- **What is expected**: Reproduce the material that follows, please, but only from its first line to the line containing "const last = periods.length - 1;", inclusive.

begin Dataset section

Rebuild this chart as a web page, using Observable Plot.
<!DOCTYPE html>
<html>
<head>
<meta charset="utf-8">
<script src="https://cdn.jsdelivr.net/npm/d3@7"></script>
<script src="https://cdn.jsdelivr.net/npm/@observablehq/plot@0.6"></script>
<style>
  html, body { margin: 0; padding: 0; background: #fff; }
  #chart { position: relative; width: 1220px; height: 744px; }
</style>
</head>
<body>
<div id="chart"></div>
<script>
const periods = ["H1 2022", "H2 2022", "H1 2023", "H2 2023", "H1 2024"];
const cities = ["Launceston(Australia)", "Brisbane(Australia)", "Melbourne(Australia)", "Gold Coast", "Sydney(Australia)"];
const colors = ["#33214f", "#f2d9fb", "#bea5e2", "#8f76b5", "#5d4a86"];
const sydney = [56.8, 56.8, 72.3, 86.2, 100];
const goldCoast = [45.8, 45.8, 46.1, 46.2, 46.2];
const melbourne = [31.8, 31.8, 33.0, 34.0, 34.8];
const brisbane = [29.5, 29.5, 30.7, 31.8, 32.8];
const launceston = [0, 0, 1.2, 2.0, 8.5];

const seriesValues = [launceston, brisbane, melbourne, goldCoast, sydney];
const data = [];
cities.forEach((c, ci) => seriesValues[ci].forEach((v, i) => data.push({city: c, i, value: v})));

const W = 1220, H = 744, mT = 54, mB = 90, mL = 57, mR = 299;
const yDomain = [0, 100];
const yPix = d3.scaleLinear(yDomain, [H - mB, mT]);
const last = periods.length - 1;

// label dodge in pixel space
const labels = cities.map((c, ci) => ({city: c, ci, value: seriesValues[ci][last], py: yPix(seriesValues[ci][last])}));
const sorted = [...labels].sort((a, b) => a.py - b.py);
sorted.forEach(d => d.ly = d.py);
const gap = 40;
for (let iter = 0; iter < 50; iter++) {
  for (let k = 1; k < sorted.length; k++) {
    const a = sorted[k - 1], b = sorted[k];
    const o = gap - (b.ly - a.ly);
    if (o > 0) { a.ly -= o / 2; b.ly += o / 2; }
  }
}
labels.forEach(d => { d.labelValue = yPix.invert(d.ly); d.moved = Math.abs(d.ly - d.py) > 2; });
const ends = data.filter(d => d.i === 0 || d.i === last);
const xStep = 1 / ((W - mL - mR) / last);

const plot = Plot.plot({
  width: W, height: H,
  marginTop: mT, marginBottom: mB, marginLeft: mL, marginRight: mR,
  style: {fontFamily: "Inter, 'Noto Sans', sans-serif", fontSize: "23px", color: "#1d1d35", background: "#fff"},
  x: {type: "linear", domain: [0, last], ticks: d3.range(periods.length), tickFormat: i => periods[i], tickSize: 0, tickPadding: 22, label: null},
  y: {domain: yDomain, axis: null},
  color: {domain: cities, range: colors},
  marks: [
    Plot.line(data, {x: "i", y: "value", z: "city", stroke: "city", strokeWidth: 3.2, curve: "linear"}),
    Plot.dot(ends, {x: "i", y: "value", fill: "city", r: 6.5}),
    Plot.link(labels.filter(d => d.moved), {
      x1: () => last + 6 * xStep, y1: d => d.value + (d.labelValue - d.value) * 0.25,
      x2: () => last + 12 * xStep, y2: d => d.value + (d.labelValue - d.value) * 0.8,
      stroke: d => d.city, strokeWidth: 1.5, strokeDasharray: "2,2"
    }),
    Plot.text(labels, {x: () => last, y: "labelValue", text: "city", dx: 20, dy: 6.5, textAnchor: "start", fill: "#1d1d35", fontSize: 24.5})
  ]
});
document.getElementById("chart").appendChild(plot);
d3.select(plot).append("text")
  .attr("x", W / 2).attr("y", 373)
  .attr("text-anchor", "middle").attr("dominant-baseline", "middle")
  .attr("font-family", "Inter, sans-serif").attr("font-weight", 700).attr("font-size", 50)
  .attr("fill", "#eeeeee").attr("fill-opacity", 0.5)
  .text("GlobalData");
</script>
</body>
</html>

end Dataset section

- **Exercise output**:
Rebuild this chart as a web page, using Observable Plot.
<!DOCTYPE html>
<html>
<head>
<meta charset="utf-8">
<script src="https://cdn.jsdelivr.net/npm/d3@7"></script>
<script src="https://cdn.jsdelivr.net/npm/@observablehq/plot@0.6"></script>
<style>
  html, body { margin: 0; padding: 0; background: #fff; }
  #chart { position: relative; width: 1220px; height: 744px; }
</style>
</head>
<body>
<div id="chart"></div>
<script>
const periods = ["H1 2022", "H2 2022", "H1 2023", "H2 2023", "H1 2024"];
const cities = ["Launceston(Australia)", "Brisbane(Australia)", "Melbourne(Australia)", "Gold Coast", "Sydney(Australia)"];
const colors = ["#33214f", "#f2d9fb", "#bea5e2", "#8f76b5", "#5d4a86"];
const sydney = [56.8, 56.8, 72.3, 86.2, 100];
const goldCoast = [45.8, 45.8, 46.1, 46.2, 46.2];
const melbourne = [31.8, 31.8, 33.0, 34.0, 34.8];
const brisbane = [29.5, 29.5, 30.7, 31.8, 32.8];
const launceston = [0, 0, 1.2, 2.0, 8.5];

const seriesValues = [launceston, brisbane, melbourne, goldCoast, sydney];
const data = [];
cities.forEach((c, ci) => seriesValues[ci].forEach((v, i) => data.push({city: c, i, value: v})));

const W = 1220, H = 744, mT = 54, mB = 90, mL = 57, mR = 299;
const yDomain = [0, 100];
const yPix = d3.scaleLinear(yDomain, [H - mB, mT]);
const last = periods.length - 1;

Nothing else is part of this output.